*Description of the task*
Copy each line of the data below exactly, leaving out pictures.

____

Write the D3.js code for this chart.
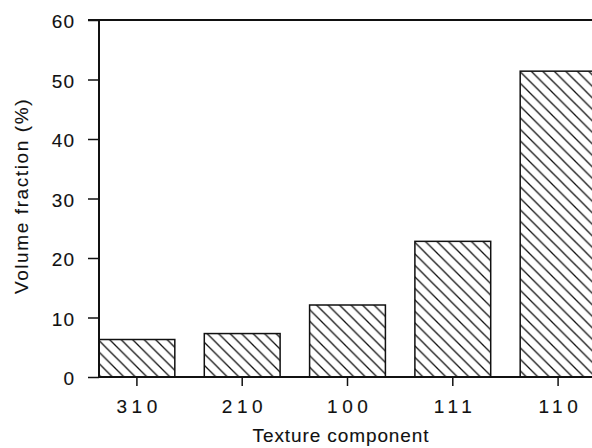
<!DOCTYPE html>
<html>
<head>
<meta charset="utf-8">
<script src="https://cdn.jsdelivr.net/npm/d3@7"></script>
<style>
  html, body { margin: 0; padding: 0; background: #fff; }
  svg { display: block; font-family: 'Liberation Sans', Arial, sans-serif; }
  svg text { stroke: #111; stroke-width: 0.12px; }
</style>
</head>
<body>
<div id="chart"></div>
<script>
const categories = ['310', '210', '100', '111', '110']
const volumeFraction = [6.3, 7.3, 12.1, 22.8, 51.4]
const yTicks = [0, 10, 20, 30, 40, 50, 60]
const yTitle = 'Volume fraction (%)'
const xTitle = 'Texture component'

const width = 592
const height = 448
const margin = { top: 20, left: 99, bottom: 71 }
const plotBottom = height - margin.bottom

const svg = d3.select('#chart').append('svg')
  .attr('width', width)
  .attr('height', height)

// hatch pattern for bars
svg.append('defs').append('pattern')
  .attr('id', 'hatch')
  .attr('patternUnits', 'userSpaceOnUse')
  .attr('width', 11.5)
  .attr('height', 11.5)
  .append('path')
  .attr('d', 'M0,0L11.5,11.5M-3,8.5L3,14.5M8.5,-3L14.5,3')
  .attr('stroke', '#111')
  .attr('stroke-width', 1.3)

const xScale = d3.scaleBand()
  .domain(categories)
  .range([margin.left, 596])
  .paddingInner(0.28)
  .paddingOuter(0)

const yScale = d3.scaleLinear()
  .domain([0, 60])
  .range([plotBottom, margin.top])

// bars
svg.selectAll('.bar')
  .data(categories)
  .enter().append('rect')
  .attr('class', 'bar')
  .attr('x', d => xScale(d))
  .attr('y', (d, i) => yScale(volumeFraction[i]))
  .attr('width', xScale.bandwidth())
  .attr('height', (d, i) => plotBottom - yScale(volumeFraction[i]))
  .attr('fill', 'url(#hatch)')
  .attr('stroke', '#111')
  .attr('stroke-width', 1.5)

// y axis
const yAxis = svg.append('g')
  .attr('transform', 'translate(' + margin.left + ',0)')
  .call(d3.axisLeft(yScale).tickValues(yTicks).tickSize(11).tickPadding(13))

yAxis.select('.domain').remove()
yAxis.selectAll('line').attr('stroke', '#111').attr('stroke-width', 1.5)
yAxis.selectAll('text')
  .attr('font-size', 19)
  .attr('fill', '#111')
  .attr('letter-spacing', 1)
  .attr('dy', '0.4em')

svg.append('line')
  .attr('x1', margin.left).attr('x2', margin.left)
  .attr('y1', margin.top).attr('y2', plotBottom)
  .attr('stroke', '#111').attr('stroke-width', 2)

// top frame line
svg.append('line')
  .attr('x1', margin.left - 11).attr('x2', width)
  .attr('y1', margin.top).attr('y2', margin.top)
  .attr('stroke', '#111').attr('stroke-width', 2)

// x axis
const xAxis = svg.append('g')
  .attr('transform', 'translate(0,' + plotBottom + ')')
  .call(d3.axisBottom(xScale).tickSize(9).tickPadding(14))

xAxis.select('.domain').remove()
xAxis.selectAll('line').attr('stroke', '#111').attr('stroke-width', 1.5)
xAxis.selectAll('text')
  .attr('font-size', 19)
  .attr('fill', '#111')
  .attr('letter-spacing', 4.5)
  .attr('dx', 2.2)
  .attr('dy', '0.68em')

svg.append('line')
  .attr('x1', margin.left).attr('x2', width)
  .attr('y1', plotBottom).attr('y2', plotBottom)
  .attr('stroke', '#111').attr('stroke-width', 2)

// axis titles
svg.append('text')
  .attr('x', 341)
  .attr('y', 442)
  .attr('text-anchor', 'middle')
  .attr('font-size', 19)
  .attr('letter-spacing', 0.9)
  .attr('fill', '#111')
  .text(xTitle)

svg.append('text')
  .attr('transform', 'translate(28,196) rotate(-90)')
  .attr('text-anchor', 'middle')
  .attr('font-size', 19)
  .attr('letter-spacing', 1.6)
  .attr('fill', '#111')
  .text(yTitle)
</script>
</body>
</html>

____

*Complete answer*
Write the D3.js code for this chart.
<!DOCTYPE html>
<html>
<head>
<meta charset="utf-8">
<script src="https://cdn.jsdelivr.net/npm/d3@7"></script>
<style>
  html, body { margin: 0; padding: 0; background: #fff; }
  svg { display: block; font-family: 'Liberation Sans', Arial, sans-serif; }
  svg text { stroke: #111; stroke-width: 0.12px; }
</style>
</head>
<body>
<div id="chart"></div>
<script>
const categories = ['310', '210', '100', '111', '110']
const volumeFraction = [6.3, 7.3, 12.1, 22.8, 51.4]
const yTicks = [0, 10, 20, 30, 40, 50, 60]
const yTitle = 'Volume fraction (%)'
const xTitle = 'Texture component'

const width = 592
const height = 448
const margin = { top: 20, left: 99, bottom: 71 }
const plotBottom = height - margin.bottom

const svg = d3.select('#chart').append('svg')
  .attr('width', width)
  .attr('height', height)

// hatch pattern for bars
svg.append('defs').append('pattern')
  .attr('id', 'hatch')
  .attr('patternUnits', 'userSpaceOnUse')
  .attr('width', 11.5)
  .attr('height', 11.5)
  .append('path')
  .attr('d', 'M0,0L11.5,11.5M-3,8.5L3,14.5M8.5,-3L14.5,3')
  .attr('stroke', '#111')
  .attr('stroke-width', 1.3)

const xScale = d3.scaleBand()
  .domain(categories)
  .range([margin.left, 596])
  .paddingInner(0.28)
  .paddingOuter(0)

const yScale = d3.scaleLinear()
  .domain([0, 60])
  .range([plotBottom, margin.top])

// bars
svg.selectAll('.bar')
  .data(categories)
  .enter().append('rect')
  .attr('class', 'bar')
  .attr('x', d => xScale(d))
  .attr('y', (d, i) => yScale(volumeFraction[i]))
  .attr('width', xScale.bandwidth())
  .attr('height', (d, i) => plotBottom - yScale(volumeFraction[i]))
  .attr('fill', 'url(#hatch)')
  .attr('stroke', '#111')
  .attr('stroke-width', 1.5)

// y axis
const yAxis = svg.append('g')
  .attr('transform', 'translate(' + margin.left + ',0)')
  .call(d3.axisLeft(yScale).tickValues(yTicks).tickSize(11).tickPadding(13))

yAxis.select('.domain').remove()
yAxis.selectAll('line').attr('stroke', '#111').attr('stroke-width', 1.5)
yAxis.selectAll('text')
  .attr('font-size', 19)
  .attr('fill', '#111')
  .attr('letter-spacing', 1)
  .attr('dy', '0.4em')

svg.append('line')
  .attr('x1', margin.left).attr('x2', margin.left)
  .attr('y1', margin.top).attr('y2', plotBottom)
  .attr('stroke', '#111').attr('stroke-width', 2)

// top frame line
svg.append('line')
  .attr('x1', margin.left - 11).attr('x2', width)
  .attr('y1', margin.top).attr('y2', margin.top)
  .attr('stroke', '#111').attr('stroke-width', 2)

// x axis
const xAxis = svg.append('g')
  .attr('transform', 'translate(0,' + plotBottom + ')')
  .call(d3.axisBottom(xScale).tickSize(9).tickPadding(14))

xAxis.select('.domain').remove()
xAxis.selectAll('line').attr('stroke', '#111').attr('stroke-width', 1.5)
xAxis.selectAll('text')
  .attr('font-size', 19)
  .attr('fill', '#111')
  .attr('letter-spacing', 4.5)
  .attr('dx', 2.2)
  .attr('dy', '0.68em')

svg.append('line')
  .attr('x1', margin.left).attr('x2', width)
  .attr('y1', plotBottom).attr('y2', plotBottom)
  .attr('stroke', '#111').attr('stroke-width', 2)

// axis titles
svg.append('text')
  .attr('x', 341)
  .attr('y', 442)
  .attr('text-anchor', 'middle')
  .attr('font-size', 19)
  .attr('letter-spacing', 0.9)
  .attr('fill', '#111')
  .text(xTitle)

svg.append('text')
  .attr('transform', 'translate(28,196) rotate(-90)')
  .attr('text-anchor', 'middle')
  .attr('font-size', 19)
  .attr('letter-spacing', 1.6)
  .attr('fill', '#111')
  .text(yTitle)
</script>
</body>
</html>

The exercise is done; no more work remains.